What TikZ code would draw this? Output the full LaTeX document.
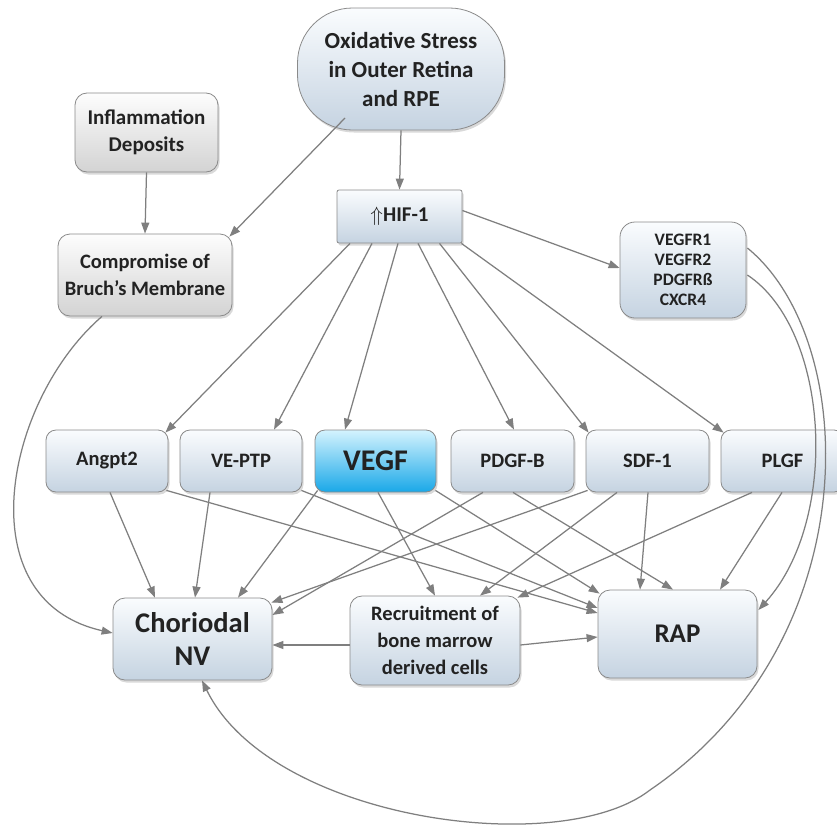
\documentclass[tikz,border=0pt]{standalone}
\usepackage{fontspec}
\setmainfont{Carlito}
\usetikzlibrary{arrows.meta,shadows}
\definecolor{edgec}{HTML}{7F7F7F}
\definecolor{bordc}{HTML}{8A8A8A}
\definecolor{bluetop}{HTML}{FAFCFE}
\definecolor{bluebot}{HTML}{C5D3E1}
\definecolor{greytop}{HTML}{FDFDFD}
\definecolor{greybot}{HTML}{D3D3D3}
\definecolor{vegftop}{HTML}{D4F3FE}
\definecolor{vegfbot}{HTML}{1AA8E8}
\definecolor{txt}{HTML}{222222}
\newcommand\fsz[2]{\fontsize{#1}{#2}\selectfont}
\begin{document}
\begin{tikzpicture}[x=1pt,y=-1pt,
  box/.style={draw=bordc, line width=0.8pt, rounded corners=10pt,
    top color=bluetop, bottom color=bluebot,
    drop shadow={opacity=0.3, shadow xshift=1.5pt, shadow yshift=-2.5pt},
    align=center, text=txt, inner sep=0pt},
  greybox/.style={box, top color=greytop, bottom color=greybot},
  conn/.style={draw=edgec, line width=1.25pt, -{Triangle[length=11pt,width=8pt]}}
]
\useasboundingbox (0,0) rectangle (837,827);

% nodes
\node[box, rounded corners=55pt, minimum width=207pt, minimum height=122pt,
  font=\bfseries\fsz{23}{29}] (ox) at (401,69)
  {Oxidative Stress\\in Outer Retina\\and RPE};
\node[greybox, rounded corners=12pt, minimum width=143pt, minimum height=79pt,
  font=\bfseries\fsz{21}{27}] (infl) at (146.5,132.5)
  {Inflammation\\Deposits};
\node[greybox, rounded corners=12pt, minimum width=174pt, minimum height=82pt,
  font=\bfseries\fsz{20.5}{27}] (comp) at (145,275)
  {Compromise of\\Bruch's Membrane};
\node[box, rounded corners=2pt, minimum width=125pt, minimum height=53pt,
  font=\bfseries\fsz{21}{26}] (hif) at (399.5,216.5)
  {$\Uparrow$HIF-1};
\node[box, rounded corners=15pt, minimum width=126pt, minimum height=96pt,
  font=\bfseries\fsz{17.5}{20}] (vegfr) at (683,270)
  {VEGFR1\\VEGFR2\\PDGFR\ss\\CXCR4};

\node[box, minimum width=122pt, minimum height=62pt, font=\bfseries\fsz{20.5}{24}] (angpt) at (107,461) {Angpt2};
\node[box, minimum width=122pt, minimum height=62pt, font=\bfseries\fsz{20.5}{24}] (veptp) at (241,461) {VE-PTP};
\node[box, top color=vegftop, bottom color=vegfbot, minimum width=121pt, minimum height=62pt,
  font=\bfseries\fsz{30}{34}] (vegf) at (375.5,461) {VEGF};
\node[box, minimum width=123pt, minimum height=62pt, font=\bfseries\fsz{20.5}{24}] (pdgfb) at (512.5,461) {PDGF-B};
\node[box, minimum width=123pt, minimum height=62pt, font=\bfseries\fsz{20.5}{24}] (sdf) at (647.5,461) {SDF-1};
\node[box, minimum width=123pt, minimum height=62pt, font=\bfseries\fsz{20.5}{24}] (plgf) at (782.5,461) {PLGF};

\node[box, rounded corners=12pt, minimum width=159pt, minimum height=82pt,
  font=\bfseries\fsz{28.5}{33}] (chor) at (192.5,639)
  {Choriodal\\NV};
\node[box, rounded corners=12pt, minimum width=170pt, minimum height=89pt,
  font=\bfseries\fsz{20.5}{27}] (recr) at (435,640.5)
  {Recruitment of\\bone marrow\\derived cells};
\node[box, rounded corners=12pt, minimum width=159pt, minimum height=88pt,
  font=\bfseries\fsz{27}{32}] (rap) at (677.5,634)
  {RAP};

% upper connectors
\draw[conn] (ox.south) -- (hif.north);
\draw[conn] ([xshift=-56pt,yshift=-49pt]ox.center) -- ([xshift=-3pt,yshift=-3pt]comp.north east);
\draw[conn] (infl.south) -- (comp.north);
\draw[conn] ([yshift=6pt]hif.east) -- ([yshift=2pt]vegfr.west);
\draw[conn] ([xshift=-49.5pt]hif.south) -- ([xshift=-3pt,yshift=-3pt]angpt.north east);
\draw[conn] ([xshift=-27.5pt]hif.south) -- ([xshift=33pt]veptp.north);
\draw[conn] ([xshift=-1.5pt]hif.south) -- ([xshift=-30.5pt]vegf.north);
\draw[conn] ([xshift=18.5pt]hif.south) -- ([xshift=1.5pt]pdgfb.north);
\draw[conn] ([xshift=40pt]hif.south) -- ([xshift=3pt,yshift=-3pt]sdf.north west);
\draw[conn] ([xshift=-1pt]hif.south east) -- ([xshift=3pt,yshift=-3pt]plgf.north west);

% lower connectors
\draw[conn] ([xshift=3pt]angpt.south) -- ([xshift=-37.5pt]chor.north);
\draw[conn] ([xshift=-2pt,yshift=2pt]angpt.south east) -- ([yshift=21pt]rap.west);
\draw[conn] ([xshift=-31pt]veptp.south) -- ([xshift=2.5pt]chor.north);
\draw[conn] ([xshift=-1pt,yshift=2pt]veptp.south east) -- ([yshift=26pt]rap.west);
\draw[conn] ([xshift=3pt,yshift=2pt]vegf.south west) -- ([xshift=45.5pt]chor.north);
\draw[conn] ([xshift=2.5pt]vegf.south) -- (recr.north);
\draw[conn] ([xshift=-1pt,yshift=2pt]vegf.south east) -- ([xshift=2pt,yshift=-4pt]rap.north west);
\draw[conn] ([xshift=-29.5pt]pdgfb.south) -- ([yshift=24pt]chor.east);
\draw[conn] ([xshift=0.5pt]pdgfb.south) -- ([xshift=-4.5pt]rap.north);
\draw[conn] ([xshift=2pt,yshift=2pt]sdf.south west) -- ([xshift=-1pt,yshift=-5pt]chor.north east);
\draw[conn] ([xshift=-30.5pt]sdf.south) -- ([xshift=45pt]recr.north);
\draw[conn] ([xshift=0.5pt]sdf.south) -- ([xshift=-37.5pt]rap.north);
\draw[conn] ([xshift=-30.5pt]plgf.south) -- ([xshift=-3pt,yshift=-2pt]recr.north east);
\draw[conn] ([xshift=-0.5pt]plgf.south) -- ([xshift=42.5pt]rap.north);
\draw[conn] ([yshift=-4.5pt]recr.west) -- ([yshift=-6pt]chor.east);
\draw[conn] ([yshift=-4.5pt]recr.east) -- ([yshift=-3pt]rap.west);

% curved connectors
\draw[conn] ([xshift=-43pt]comp.south) .. controls (5,400) and (-35,600) .. ([yshift=6pt]chor.west);
\draw[conn] ([xshift=1pt,yshift=-5pt]vegfr.east) .. controls (830,330) and (840,520) .. ([xshift=1pt,yshift=24pt]rap.east);
\draw[conn] ([xshift=1pt,yshift=22pt]vegfr.east) .. controls (860,340) and (870,640) .. (650,790)
  .. controls (560,860) and (270,820) .. ([xshift=9.5pt]chor.south);
\end{tikzpicture}
\end{document}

**GIVEN INSTRUCTION**
Reproduce the whole listing above word for word, but not its pictures.

**OUTPUT BELOW**
What TikZ code would draw this? Output the full LaTeX document.
\documentclass[tikz,border=0pt]{standalone}
\usepackage{fontspec}
\setmainfont{Carlito}
\usetikzlibrary{arrows.meta,shadows}
\definecolor{edgec}{HTML}{7F7F7F}
\definecolor{bordc}{HTML}{8A8A8A}
\definecolor{bluetop}{HTML}{FAFCFE}
\definecolor{bluebot}{HTML}{C5D3E1}
\definecolor{greytop}{HTML}{FDFDFD}
\definecolor{greybot}{HTML}{D3D3D3}
\definecolor{vegftop}{HTML}{D4F3FE}
\definecolor{vegfbot}{HTML}{1AA8E8}
\definecolor{txt}{HTML}{222222}
\newcommand\fsz[2]{\fontsize{#1}{#2}\selectfont}
\begin{document}
\begin{tikzpicture}[x=1pt,y=-1pt,
  box/.style={draw=bordc, line width=0.8pt, rounded corners=10pt,
    top color=bluetop, bottom color=bluebot,
    drop shadow={opacity=0.3, shadow xshift=1.5pt, shadow yshift=-2.5pt},
    align=center, text=txt, inner sep=0pt},
  greybox/.style={box, top color=greytop, bottom color=greybot},
  conn/.style={draw=edgec, line width=1.25pt, -{Triangle[length=11pt,width=8pt]}}
]
\useasboundingbox (0,0) rectangle (837,827);

% nodes
\node[box, rounded corners=55pt, minimum width=207pt, minimum height=122pt,
  font=\bfseries\fsz{23}{29}] (ox) at (401,69)
  {Oxidative Stress\\in Outer Retina\\and RPE};
\node[greybox, rounded corners=12pt, minimum width=143pt, minimum height=79pt,
  font=\bfseries\fsz{21}{27}] (infl) at (146.5,132.5)
  {Inflammation\\Deposits};
\node[greybox, rounded corners=12pt, minimum width=174pt, minimum height=82pt,
  font=\bfseries\fsz{20.5}{27}] (comp) at (145,275)
  {Compromise of\\Bruch's Membrane};
\node[box, rounded corners=2pt, minimum width=125pt, minimum height=53pt,
  font=\bfseries\fsz{21}{26}] (hif) at (399.5,216.5)
  {$\Uparrow$HIF-1};
\node[box, rounded corners=15pt, minimum width=126pt, minimum height=96pt,
  font=\bfseries\fsz{17.5}{20}] (vegfr) at (683,270)
  {VEGFR1\\VEGFR2\\PDGFR\ss\\CXCR4};

\node[box, minimum width=122pt, minimum height=62pt, font=\bfseries\fsz{20.5}{24}] (angpt) at (107,461) {Angpt2};
\node[box, minimum width=122pt, minimum height=62pt, font=\bfseries\fsz{20.5}{24}] (veptp) at (241,461) {VE-PTP};
\node[box, top color=vegftop, bottom color=vegfbot, minimum width=121pt, minimum height=62pt,
  font=\bfseries\fsz{30}{34}] (vegf) at (375.5,461) {VEGF};
\node[box, minimum width=123pt, minimum height=62pt, font=\bfseries\fsz{20.5}{24}] (pdgfb) at (512.5,461) {PDGF-B};
\node[box, minimum width=123pt, minimum height=62pt, font=\bfseries\fsz{20.5}{24}] (sdf) at (647.5,461) {SDF-1};
\node[box, minimum width=123pt, minimum height=62pt, font=\bfseries\fsz{20.5}{24}] (plgf) at (782.5,461) {PLGF};

\node[box, rounded corners=12pt, minimum width=159pt, minimum height=82pt,
  font=\bfseries\fsz{28.5}{33}] (chor) at (192.5,639)
  {Choriodal\\NV};
\node[box, rounded corners=12pt, minimum width=170pt, minimum height=89pt,
  font=\bfseries\fsz{20.5}{27}] (recr) at (435,640.5)
  {Recruitment of\\bone marrow\\derived cells};
\node[box, rounded corners=12pt, minimum width=159pt, minimum height=88pt,
  font=\bfseries\fsz{27}{32}] (rap) at (677.5,634)
  {RAP};

% upper connectors
\draw[conn] (ox.south) -- (hif.north);
\draw[conn] ([xshift=-56pt,yshift=-49pt]ox.center) -- ([xshift=-3pt,yshift=-3pt]comp.north east);
\draw[conn] (infl.south) -- (comp.north);
\draw[conn] ([yshift=6pt]hif.east) -- ([yshift=2pt]vegfr.west);
\draw[conn] ([xshift=-49.5pt]hif.south) -- ([xshift=-3pt,yshift=-3pt]angpt.north east);
\draw[conn] ([xshift=-27.5pt]hif.south) -- ([xshift=33pt]veptp.north);
\draw[conn] ([xshift=-1.5pt]hif.south) -- ([xshift=-30.5pt]vegf.north);
\draw[conn] ([xshift=18.5pt]hif.south) -- ([xshift=1.5pt]pdgfb.north);
\draw[conn] ([xshift=40pt]hif.south) -- ([xshift=3pt,yshift=-3pt]sdf.north west);
\draw[conn] ([xshift=-1pt]hif.south east) -- ([xshift=3pt,yshift=-3pt]plgf.north west);

% lower connectors
\draw[conn] ([xshift=3pt]angpt.south) -- ([xshift=-37.5pt]chor.north);
\draw[conn] ([xshift=-2pt,yshift=2pt]angpt.south east) -- ([yshift=21pt]rap.west);
\draw[conn] ([xshift=-31pt]veptp.south) -- ([xshift=2.5pt]chor.north);
\draw[conn] ([xshift=-1pt,yshift=2pt]veptp.south east) -- ([yshift=26pt]rap.west);
\draw[conn] ([xshift=3pt,yshift=2pt]vegf.south west) -- ([xshift=45.5pt]chor.north);
\draw[conn] ([xshift=2.5pt]vegf.south) -- (recr.north);
\draw[conn] ([xshift=-1pt,yshift=2pt]vegf.south east) -- ([xshift=2pt,yshift=-4pt]rap.north west);
\draw[conn] ([xshift=-29.5pt]pdgfb.south) -- ([yshift=24pt]chor.east);
\draw[conn] ([xshift=0.5pt]pdgfb.south) -- ([xshift=-4.5pt]rap.north);
\draw[conn] ([xshift=2pt,yshift=2pt]sdf.south west) -- ([xshift=-1pt,yshift=-5pt]chor.north east);
\draw[conn] ([xshift=-30.5pt]sdf.south) -- ([xshift=45pt]recr.north);
\draw[conn] ([xshift=0.5pt]sdf.south) -- ([xshift=-37.5pt]rap.north);
\draw[conn] ([xshift=-30.5pt]plgf.south) -- ([xshift=-3pt,yshift=-2pt]recr.north east);
\draw[conn] ([xshift=-0.5pt]plgf.south) -- ([xshift=42.5pt]rap.north);
\draw[conn] ([yshift=-4.5pt]recr.west) -- ([yshift=-6pt]chor.east);
\draw[conn] ([yshift=-4.5pt]recr.east) -- ([yshift=-3pt]rap.west);

% curved connectors
\draw[conn] ([xshift=-43pt]comp.south) .. controls (5,400) and (-35,600) .. ([yshift=6pt]chor.west);
\draw[conn] ([xshift=1pt,yshift=-5pt]vegfr.east) .. controls (830,330) and (840,520) .. ([xshift=1pt,yshift=24pt]rap.east);
\draw[conn] ([xshift=1pt,yshift=22pt]vegfr.east) .. controls (860,340) and (870,640) .. (650,790)
  .. controls (560,860) and (270,820) .. ([xshift=9.5pt]chor.south);
\end{tikzpicture}
\end{document}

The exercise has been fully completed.